▶ _Written request_
Exactly as written, retype the listing below, omitting the pictures.

▶ _Data segment_
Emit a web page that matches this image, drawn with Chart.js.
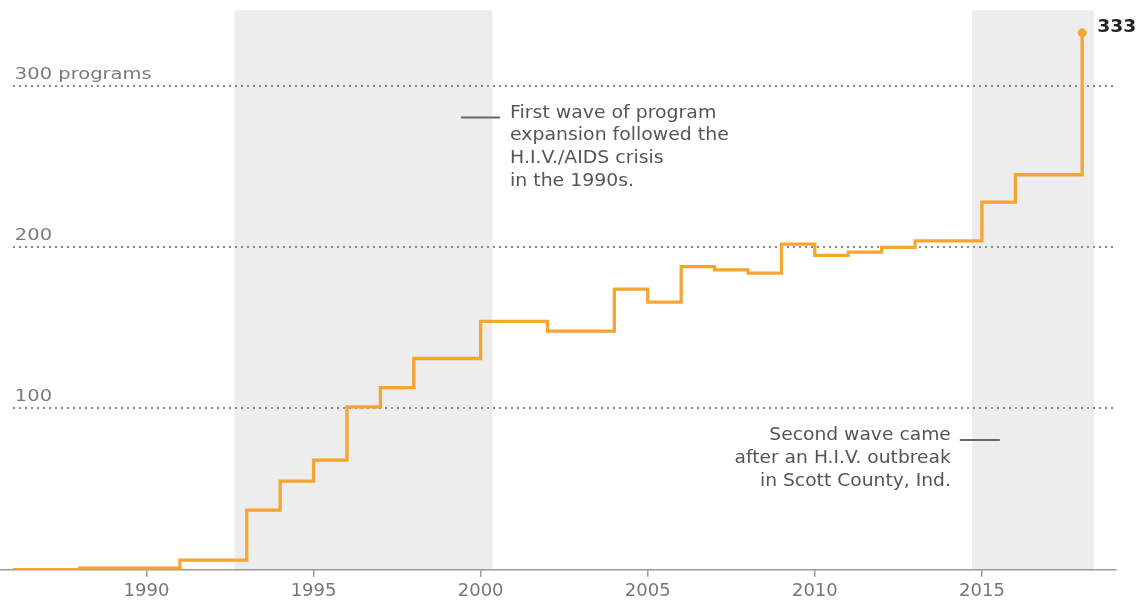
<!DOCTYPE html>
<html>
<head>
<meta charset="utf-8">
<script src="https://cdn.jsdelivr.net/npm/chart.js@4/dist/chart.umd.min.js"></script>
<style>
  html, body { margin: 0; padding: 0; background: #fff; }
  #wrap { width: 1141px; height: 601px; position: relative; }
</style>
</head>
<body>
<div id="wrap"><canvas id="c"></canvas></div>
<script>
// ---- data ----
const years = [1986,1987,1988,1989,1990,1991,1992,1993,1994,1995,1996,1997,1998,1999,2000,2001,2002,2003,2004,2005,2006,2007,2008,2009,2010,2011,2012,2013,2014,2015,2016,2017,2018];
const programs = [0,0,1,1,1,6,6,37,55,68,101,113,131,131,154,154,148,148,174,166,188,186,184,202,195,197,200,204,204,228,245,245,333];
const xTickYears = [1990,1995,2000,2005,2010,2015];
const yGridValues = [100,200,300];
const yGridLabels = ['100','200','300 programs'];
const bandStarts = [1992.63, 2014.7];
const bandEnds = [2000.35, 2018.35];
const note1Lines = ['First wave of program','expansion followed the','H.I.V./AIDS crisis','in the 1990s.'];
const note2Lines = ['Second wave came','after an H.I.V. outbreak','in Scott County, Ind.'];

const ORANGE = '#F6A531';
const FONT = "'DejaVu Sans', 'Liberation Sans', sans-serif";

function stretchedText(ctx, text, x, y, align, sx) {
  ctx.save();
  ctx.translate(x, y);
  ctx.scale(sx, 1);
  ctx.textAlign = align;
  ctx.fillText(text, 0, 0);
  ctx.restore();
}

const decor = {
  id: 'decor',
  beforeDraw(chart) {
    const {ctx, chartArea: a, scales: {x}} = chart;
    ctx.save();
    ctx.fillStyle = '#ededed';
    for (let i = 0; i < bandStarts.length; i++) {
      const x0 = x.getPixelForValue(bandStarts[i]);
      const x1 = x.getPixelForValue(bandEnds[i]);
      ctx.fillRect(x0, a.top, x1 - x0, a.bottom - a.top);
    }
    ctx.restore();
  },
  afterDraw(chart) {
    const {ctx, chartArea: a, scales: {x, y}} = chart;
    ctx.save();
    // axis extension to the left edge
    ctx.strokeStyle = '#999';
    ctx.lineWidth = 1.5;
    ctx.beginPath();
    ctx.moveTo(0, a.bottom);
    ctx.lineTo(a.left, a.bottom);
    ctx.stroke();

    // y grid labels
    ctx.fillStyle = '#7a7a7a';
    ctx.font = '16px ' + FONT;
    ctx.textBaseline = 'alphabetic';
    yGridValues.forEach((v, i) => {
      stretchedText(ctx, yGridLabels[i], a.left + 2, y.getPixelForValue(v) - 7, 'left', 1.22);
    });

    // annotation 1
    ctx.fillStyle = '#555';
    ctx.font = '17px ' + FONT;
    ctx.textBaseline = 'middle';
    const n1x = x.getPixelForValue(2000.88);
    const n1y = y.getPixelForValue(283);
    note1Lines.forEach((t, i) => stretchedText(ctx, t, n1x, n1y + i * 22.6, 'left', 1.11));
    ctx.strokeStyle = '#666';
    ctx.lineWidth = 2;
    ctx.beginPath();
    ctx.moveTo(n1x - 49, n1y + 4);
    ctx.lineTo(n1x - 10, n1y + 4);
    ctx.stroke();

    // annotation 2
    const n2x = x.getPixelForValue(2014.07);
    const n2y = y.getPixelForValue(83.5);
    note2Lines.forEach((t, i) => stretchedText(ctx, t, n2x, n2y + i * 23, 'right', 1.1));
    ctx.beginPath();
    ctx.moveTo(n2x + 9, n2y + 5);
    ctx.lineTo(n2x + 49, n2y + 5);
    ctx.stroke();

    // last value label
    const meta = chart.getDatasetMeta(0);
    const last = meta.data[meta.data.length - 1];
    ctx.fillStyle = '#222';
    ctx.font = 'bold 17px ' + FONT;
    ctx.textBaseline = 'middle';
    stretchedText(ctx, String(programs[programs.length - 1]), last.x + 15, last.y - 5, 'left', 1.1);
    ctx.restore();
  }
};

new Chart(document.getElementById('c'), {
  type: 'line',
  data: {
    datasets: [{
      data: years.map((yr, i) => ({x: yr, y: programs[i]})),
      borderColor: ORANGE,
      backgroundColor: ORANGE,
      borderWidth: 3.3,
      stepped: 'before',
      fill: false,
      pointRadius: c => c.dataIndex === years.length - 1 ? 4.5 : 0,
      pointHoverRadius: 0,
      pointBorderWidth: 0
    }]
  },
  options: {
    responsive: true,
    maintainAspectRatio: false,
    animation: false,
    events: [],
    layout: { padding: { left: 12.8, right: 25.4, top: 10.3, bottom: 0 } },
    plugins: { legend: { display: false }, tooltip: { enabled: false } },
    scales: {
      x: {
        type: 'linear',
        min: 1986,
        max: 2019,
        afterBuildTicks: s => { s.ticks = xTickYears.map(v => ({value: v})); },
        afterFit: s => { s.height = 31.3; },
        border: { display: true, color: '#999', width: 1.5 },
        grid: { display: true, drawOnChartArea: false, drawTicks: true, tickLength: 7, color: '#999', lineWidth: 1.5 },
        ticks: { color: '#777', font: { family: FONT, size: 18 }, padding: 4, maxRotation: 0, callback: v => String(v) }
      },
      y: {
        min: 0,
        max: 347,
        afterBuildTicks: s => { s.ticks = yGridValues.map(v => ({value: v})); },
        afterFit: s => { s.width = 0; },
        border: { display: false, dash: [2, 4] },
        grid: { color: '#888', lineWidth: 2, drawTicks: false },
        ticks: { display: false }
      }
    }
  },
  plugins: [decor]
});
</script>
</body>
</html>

▶ _Answer to the task_
Emit a web page that matches this image, drawn with Chart.js.
<!DOCTYPE html>
<html>
<head>
<meta charset="utf-8">
<script src="https://cdn.jsdelivr.net/npm/chart.js@4/dist/chart.umd.min.js"></script>
<style>
  html, body { margin: 0; padding: 0; background: #fff; }
  #wrap { width: 1141px; height: 601px; position: relative; }
</style>
</head>
<body>
<div id="wrap"><canvas id="c"></canvas></div>
<script>
// ---- data ----
const years = [1986,1987,1988,1989,1990,1991,1992,1993,1994,1995,1996,1997,1998,1999,2000,2001,2002,2003,2004,2005,2006,2007,2008,2009,2010,2011,2012,2013,2014,2015,2016,2017,2018];
const programs = [0,0,1,1,1,6,6,37,55,68,101,113,131,131,154,154,148,148,174,166,188,186,184,202,195,197,200,204,204,228,245,245,333];
const xTickYears = [1990,1995,2000,2005,2010,2015];
const yGridValues = [100,200,300];
const yGridLabels = ['100','200','300 programs'];
const bandStarts = [1992.63, 2014.7];
const bandEnds = [2000.35, 2018.35];
const note1Lines = ['First wave of program','expansion followed the','H.I.V./AIDS crisis','in the 1990s.'];
const note2Lines = ['Second wave came','after an H.I.V. outbreak','in Scott County, Ind.'];

const ORANGE = '#F6A531';
const FONT = "'DejaVu Sans', 'Liberation Sans', sans-serif";

function stretchedText(ctx, text, x, y, align, sx) {
  ctx.save();
  ctx.translate(x, y);
  ctx.scale(sx, 1);
  ctx.textAlign = align;
  ctx.fillText(text, 0, 0);
  ctx.restore();
}

const decor = {
  id: 'decor',
  beforeDraw(chart) {
    const {ctx, chartArea: a, scales: {x}} = chart;
    ctx.save();
    ctx.fillStyle = '#ededed';
    for (let i = 0; i < bandStarts.length; i++) {
      const x0 = x.getPixelForValue(bandStarts[i]);
      const x1 = x.getPixelForValue(bandEnds[i]);
      ctx.fillRect(x0, a.top, x1 - x0, a.bottom - a.top);
    }
    ctx.restore();
  },
  afterDraw(chart) {
    const {ctx, chartArea: a, scales: {x, y}} = chart;
    ctx.save();
    // axis extension to the left edge
    ctx.strokeStyle = '#999';
    ctx.lineWidth = 1.5;
    ctx.beginPath();
    ctx.moveTo(0, a.bottom);
    ctx.lineTo(a.left, a.bottom);
    ctx.stroke();

    // y grid labels
    ctx.fillStyle = '#7a7a7a';
    ctx.font = '16px ' + FONT;
    ctx.textBaseline = 'alphabetic';
    yGridValues.forEach((v, i) => {
      stretchedText(ctx, yGridLabels[i], a.left + 2, y.getPixelForValue(v) - 7, 'left', 1.22);
    });

    // annotation 1
    ctx.fillStyle = '#555';
    ctx.font = '17px ' + FONT;
    ctx.textBaseline = 'middle';
    const n1x = x.getPixelForValue(2000.88);
    const n1y = y.getPixelForValue(283);
    note1Lines.forEach((t, i) => stretchedText(ctx, t, n1x, n1y + i * 22.6, 'left', 1.11));
    ctx.strokeStyle = '#666';
    ctx.lineWidth = 2;
    ctx.beginPath();
    ctx.moveTo(n1x - 49, n1y + 4);
    ctx.lineTo(n1x - 10, n1y + 4);
    ctx.stroke();

    // annotation 2
    const n2x = x.getPixelForValue(2014.07);
    const n2y = y.getPixelForValue(83.5);
    note2Lines.forEach((t, i) => stretchedText(ctx, t, n2x, n2y + i * 23, 'right', 1.1));
    ctx.beginPath();
    ctx.moveTo(n2x + 9, n2y + 5);
    ctx.lineTo(n2x + 49, n2y + 5);
    ctx.stroke();

    // last value label
    const meta = chart.getDatasetMeta(0);
    const last = meta.data[meta.data.length - 1];
    ctx.fillStyle = '#222';
    ctx.font = 'bold 17px ' + FONT;
    ctx.textBaseline = 'middle';
    stretchedText(ctx, String(programs[programs.length - 1]), last.x + 15, last.y - 5, 'left', 1.1);
    ctx.restore();
  }
};

new Chart(document.getElementById('c'), {
  type: 'line',
  data: {
    datasets: [{
      data: years.map((yr, i) => ({x: yr, y: programs[i]})),
      borderColor: ORANGE,
      backgroundColor: ORANGE,
      borderWidth: 3.3,
      stepped: 'before',
      fill: false,
      pointRadius: c => c.dataIndex === years.length - 1 ? 4.5 : 0,
      pointHoverRadius: 0,
      pointBorderWidth: 0
    }]
  },
  options: {
    responsive: true,
    maintainAspectRatio: false,
    animation: false,
    events: [],
    layout: { padding: { left: 12.8, right: 25.4, top: 10.3, bottom: 0 } },
    plugins: { legend: { display: false }, tooltip: { enabled: false } },
    scales: {
      x: {
        type: 'linear',
        min: 1986,
        max: 2019,
        afterBuildTicks: s => { s.ticks = xTickYears.map(v => ({value: v})); },
        afterFit: s => { s.height = 31.3; },
        border: { display: true, color: '#999', width: 1.5 },
        grid: { display: true, drawOnChartArea: false, drawTicks: true, tickLength: 7, color: '#999', lineWidth: 1.5 },
        ticks: { color: '#777', font: { family: FONT, size: 18 }, padding: 4, maxRotation: 0, callback: v => String(v) }
      },
      y: {
        min: 0,
        max: 347,
        afterBuildTicks: s => { s.ticks = yGridValues.map(v => ({value: v})); },
        afterFit: s => { s.width = 0; },
        border: { display: false, dash: [2, 4] },
        grid: { color: '#888', lineWidth: 2, drawTicks: false },
        ticks: { display: false }
      }
    }
  },
  plugins: [decor]
});
</script>
</body>
</html>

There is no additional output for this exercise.